[Start]

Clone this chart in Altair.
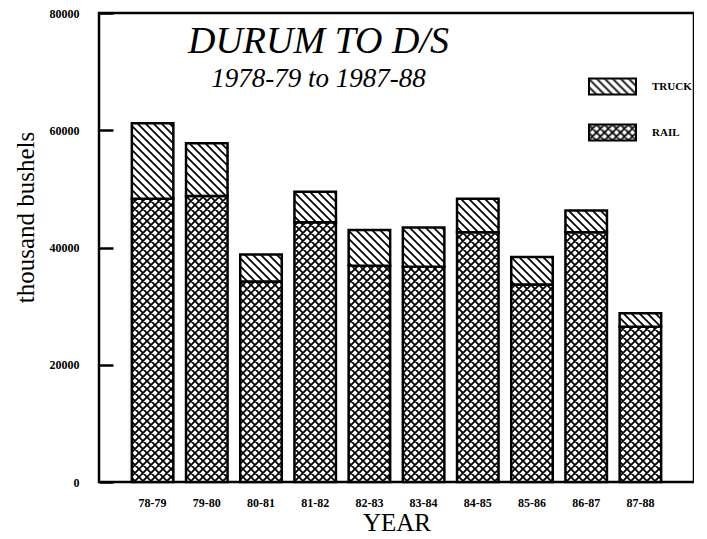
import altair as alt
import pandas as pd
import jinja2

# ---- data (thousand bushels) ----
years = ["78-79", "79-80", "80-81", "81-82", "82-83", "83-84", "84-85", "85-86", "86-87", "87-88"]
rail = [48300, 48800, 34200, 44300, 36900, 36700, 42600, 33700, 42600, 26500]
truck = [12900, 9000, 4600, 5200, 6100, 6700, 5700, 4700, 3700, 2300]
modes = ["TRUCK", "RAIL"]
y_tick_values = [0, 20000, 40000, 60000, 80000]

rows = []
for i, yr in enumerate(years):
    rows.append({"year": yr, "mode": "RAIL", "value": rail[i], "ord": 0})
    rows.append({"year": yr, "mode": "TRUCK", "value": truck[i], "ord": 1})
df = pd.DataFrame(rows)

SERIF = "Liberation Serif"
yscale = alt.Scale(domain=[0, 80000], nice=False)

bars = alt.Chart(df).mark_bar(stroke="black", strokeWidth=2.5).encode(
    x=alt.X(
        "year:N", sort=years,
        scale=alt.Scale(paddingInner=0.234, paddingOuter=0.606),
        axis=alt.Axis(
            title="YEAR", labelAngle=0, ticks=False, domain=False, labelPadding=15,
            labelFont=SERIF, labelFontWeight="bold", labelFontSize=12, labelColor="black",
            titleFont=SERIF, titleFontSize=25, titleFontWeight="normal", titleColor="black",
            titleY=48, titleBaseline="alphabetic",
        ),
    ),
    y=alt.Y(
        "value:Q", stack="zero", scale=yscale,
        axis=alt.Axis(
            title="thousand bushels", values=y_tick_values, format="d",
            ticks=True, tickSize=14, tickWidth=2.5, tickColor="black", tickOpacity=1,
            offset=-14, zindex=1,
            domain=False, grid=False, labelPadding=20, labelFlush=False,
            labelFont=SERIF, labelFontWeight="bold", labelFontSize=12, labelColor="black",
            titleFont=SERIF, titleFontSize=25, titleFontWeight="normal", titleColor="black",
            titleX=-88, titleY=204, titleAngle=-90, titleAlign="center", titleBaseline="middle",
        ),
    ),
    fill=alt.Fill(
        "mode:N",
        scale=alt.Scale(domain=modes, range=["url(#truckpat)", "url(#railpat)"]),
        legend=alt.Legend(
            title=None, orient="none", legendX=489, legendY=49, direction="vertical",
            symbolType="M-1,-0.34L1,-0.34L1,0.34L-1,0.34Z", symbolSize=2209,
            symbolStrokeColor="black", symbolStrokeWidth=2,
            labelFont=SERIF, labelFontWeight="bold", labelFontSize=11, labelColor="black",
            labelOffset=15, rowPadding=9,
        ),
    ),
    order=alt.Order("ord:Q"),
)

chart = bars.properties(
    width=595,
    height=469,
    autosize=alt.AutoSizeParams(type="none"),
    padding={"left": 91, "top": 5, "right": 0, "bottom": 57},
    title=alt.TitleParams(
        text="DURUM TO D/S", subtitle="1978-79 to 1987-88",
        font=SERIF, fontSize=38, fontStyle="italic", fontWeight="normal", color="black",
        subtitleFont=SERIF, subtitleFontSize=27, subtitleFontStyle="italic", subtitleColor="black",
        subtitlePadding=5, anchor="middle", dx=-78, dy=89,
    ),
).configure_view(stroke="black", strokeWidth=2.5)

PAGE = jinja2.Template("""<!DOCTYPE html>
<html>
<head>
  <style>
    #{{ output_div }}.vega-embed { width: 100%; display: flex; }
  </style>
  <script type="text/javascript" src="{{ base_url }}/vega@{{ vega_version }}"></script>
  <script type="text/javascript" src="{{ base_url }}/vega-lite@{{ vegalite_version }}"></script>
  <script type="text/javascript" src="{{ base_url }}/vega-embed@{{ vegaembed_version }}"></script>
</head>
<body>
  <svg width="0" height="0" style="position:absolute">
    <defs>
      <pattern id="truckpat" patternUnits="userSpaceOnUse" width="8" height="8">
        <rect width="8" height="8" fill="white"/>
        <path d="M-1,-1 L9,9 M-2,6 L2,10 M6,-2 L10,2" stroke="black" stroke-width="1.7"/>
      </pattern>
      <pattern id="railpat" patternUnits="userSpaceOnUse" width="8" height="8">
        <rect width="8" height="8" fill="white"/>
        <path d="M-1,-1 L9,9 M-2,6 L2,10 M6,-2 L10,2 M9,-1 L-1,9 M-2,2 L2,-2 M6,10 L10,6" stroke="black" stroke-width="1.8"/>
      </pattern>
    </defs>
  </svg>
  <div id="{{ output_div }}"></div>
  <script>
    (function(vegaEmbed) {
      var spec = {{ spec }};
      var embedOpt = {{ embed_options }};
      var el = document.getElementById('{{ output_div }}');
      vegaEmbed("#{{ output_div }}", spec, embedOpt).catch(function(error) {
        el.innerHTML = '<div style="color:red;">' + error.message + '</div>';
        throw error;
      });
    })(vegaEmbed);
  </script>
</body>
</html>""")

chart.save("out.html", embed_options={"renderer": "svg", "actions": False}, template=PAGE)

[End]

Required task>
Quote every line word for word and keep the images out of the copy.

Task response>
Clone this chart in Altair.
import altair as alt
import pandas as pd
import jinja2

# ---- data (thousand bushels) ----
years = ["78-79", "79-80", "80-81", "81-82", "82-83", "83-84", "84-85", "85-86", "86-87", "87-88"]
rail = [48300, 48800, 34200, 44300, 36900, 36700, 42600, 33700, 42600, 26500]
truck = [12900, 9000, 4600, 5200, 6100, 6700, 5700, 4700, 3700, 2300]
modes = ["TRUCK", "RAIL"]
y_tick_values = [0, 20000, 40000, 60000, 80000]

rows = []
for i, yr in enumerate(years):
    rows.append({"year": yr, "mode": "RAIL", "value": rail[i], "ord": 0})
    rows.append({"year": yr, "mode": "TRUCK", "value": truck[i], "ord": 1})
df = pd.DataFrame(rows)

SERIF = "Liberation Serif"
yscale = alt.Scale(domain=[0, 80000], nice=False)

bars = alt.Chart(df).mark_bar(stroke="black", strokeWidth=2.5).encode(
    x=alt.X(
        "year:N", sort=years,
        scale=alt.Scale(paddingInner=0.234, paddingOuter=0.606),
        axis=alt.Axis(
            title="YEAR", labelAngle=0, ticks=False, domain=False, labelPadding=15,
            labelFont=SERIF, labelFontWeight="bold", labelFontSize=12, labelColor="black",
            titleFont=SERIF, titleFontSize=25, titleFontWeight="normal", titleColor="black",
            titleY=48, titleBaseline="alphabetic",
        ),
    ),
    y=alt.Y(
        "value:Q", stack="zero", scale=yscale,
        axis=alt.Axis(
            title="thousand bushels", values=y_tick_values, format="d",
            ticks=True, tickSize=14, tickWidth=2.5, tickColor="black", tickOpacity=1,
            offset=-14, zindex=1,
            domain=False, grid=False, labelPadding=20, labelFlush=False,
            labelFont=SERIF, labelFontWeight="bold", labelFontSize=12, labelColor="black",
            titleFont=SERIF, titleFontSize=25, titleFontWeight="normal", titleColor="black",
            titleX=-88, titleY=204, titleAngle=-90, titleAlign="center", titleBaseline="middle",
        ),
    ),
    fill=alt.Fill(
        "mode:N",
        scale=alt.Scale(domain=modes, range=["url(#truckpat)", "url(#railpat)"]),
        legend=alt.Legend(
            title=None, orient="none", legendX=489, legendY=49, direction="vertical",
            symbolType="M-1,-0.34L1,-0.34L1,0.34L-1,0.34Z", symbolSize=2209,
            symbolStrokeColor="black", symbolStrokeWidth=2,
            labelFont=SERIF, labelFontWeight="bold", labelFontSize=11, labelColor="black",
            labelOffset=15, rowPadding=9,
        ),
    ),
    order=alt.Order("ord:Q"),
)

chart = bars.properties(
    width=595,
    height=469,
    autosize=alt.AutoSizeParams(type="none"),
    padding={"left": 91, "top": 5, "right": 0, "bottom": 57},
    title=alt.TitleParams(
        text="DURUM TO D/S", subtitle="1978-79 to 1987-88",
        font=SERIF, fontSize=38, fontStyle="italic", fontWeight="normal", color="black",
        subtitleFont=SERIF, subtitleFontSize=27, subtitleFontStyle="italic", subtitleColor="black",
        subtitlePadding=5, anchor="middle", dx=-78, dy=89,
    ),
).configure_view(stroke="black", strokeWidth=2.5)

PAGE = jinja2.Template("""<!DOCTYPE html>
<html>
<head>
  <style>
    #{{ output_div }}.vega-embed { width: 100%; display: flex; }
  </style>
  <script type="text/javascript" src="{{ base_url }}/vega@{{ vega_version }}"></script>
  <script type="text/javascript" src="{{ base_url }}/vega-lite@{{ vegalite_version }}"></script>
  <script type="text/javascript" src="{{ base_url }}/vega-embed@{{ vegaembed_version }}"></script>
</head>
<body>
  <svg width="0" height="0" style="position:absolute">
    <defs>
      <pattern id="truckpat" patternUnits="userSpaceOnUse" width="8" height="8">
        <rect width="8" height="8" fill="white"/>
        <path d="M-1,-1 L9,9 M-2,6 L2,10 M6,-2 L10,2" stroke="black" stroke-width="1.7"/>
      </pattern>
      <pattern id="railpat" patternUnits="userSpaceOnUse" width="8" height="8">
        <rect width="8" height="8" fill="white"/>
        <path d="M-1,-1 L9,9 M-2,6 L2,10 M6,-2 L10,2 M9,-1 L-1,9 M-2,2 L2,-2 M6,10 L10,6" stroke="black" stroke-width="1.8"/>
      </pattern>
    </defs>
  </svg>
  <div id="{{ output_div }}"></div>
  <script>
    (function(vegaEmbed) {
      var spec = {{ spec }};
      var embedOpt = {{ embed_options }};
      var el = document.getElementById('{{ output_div }}');
      vegaEmbed("#{{ output_div }}", spec, embedOpt).catch(function(error) {
        el.innerHTML = '<div style="color:red;">' + error.message + '</div>';
        throw error;
      });
    })(vegaEmbed);
  </script>
</body>
</html>""")

chart.save("out.html", embed_options={"renderer": "svg", "actions": False}, template=PAGE)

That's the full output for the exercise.